This log was inspired by "How to Read Wittgenstein" and "Ludwig Wittgenstein: the duty of genius" by Ray Monk. It is based on reading Tractatus Logico-Philosophicus by Ludwig Wittgenstein translated by D. F. Pears & B. F. McGuinness (Routledge and Kegan Paul:1963)

Monday, March 31, 2008

A sentence is an image of reality: it shows its sense.

A sentence is both an image and a model of what we think reality is. At first sight, the (printed) sentence does not seem to be an image of the reality it treats. But neither do written notes seem at first sight to be an image of a piece of music, nor our phonetic notation (the alphabet) to be an image of our speech. And yet these sign languages prove to be images, even in the ordinary sense, of what they represent.

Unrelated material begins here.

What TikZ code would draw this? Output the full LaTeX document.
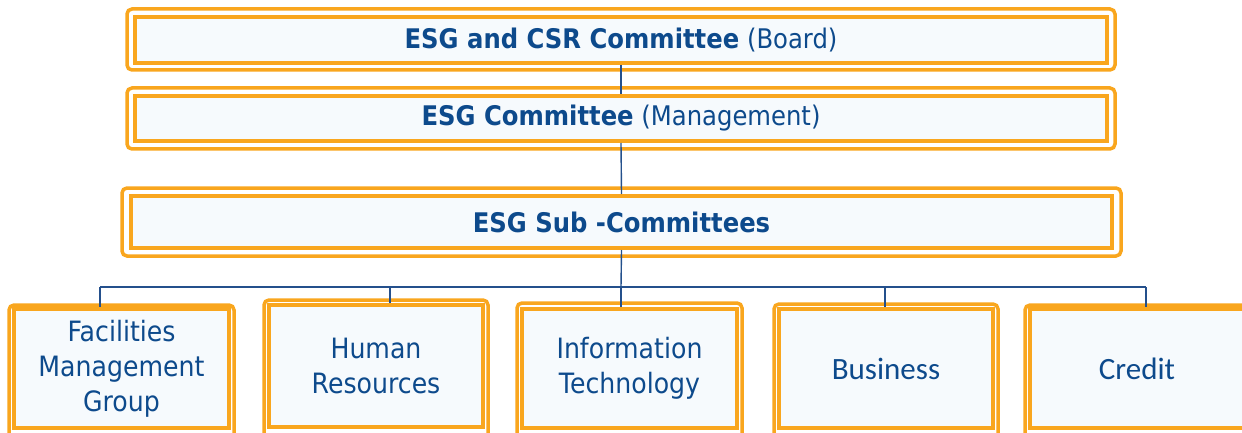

Obviously, we perceive the proposition (aRb) as an image. In this case the sign is a likeness of what it denotes. And if we penetrate to the essence of this representation, we see that it is not impaired by seeming irregularities (such as the use of ♯ and ♭in musical notation). For these exceptions also depict what they are meant to express; only in another way. A gramophone record, the musical idea, the written notes, and the sound-waves, all relate to one another in the same internal relation that holds between language and the world. They are all constructed according to a common logical pattern.

There is a general rule by means of which the musician can obtain the symphony from the score, and which makes it possible to derive the symphony from the groove on the gramophone record, and, using the first rule, to derive the score again. It constitutes the inner similarity between such entirely different constructs. And that rule is the law of projection which projects the symphony into the language of musical notation. It is the rule for translating this language into the language of gramophone records.

The possibility of all imagery, of all vividness of expression, is contained in the logic of depiction. In order to understand the nature of a sentence, consider hieroglyphic script, which depicts the facts that it describes. Alphabetic script developed from it without losing what was essential to depiction. We can see this from the fact that we understand the sense of a propositional sign without its having been explained to us.

A sentence is an image of reality: for if I understand a sentence, I know the situation that it represents and I understand it without having had its sense explained to me. It shows its sense, it shows how things stand if it is true; and it says that they do so stand.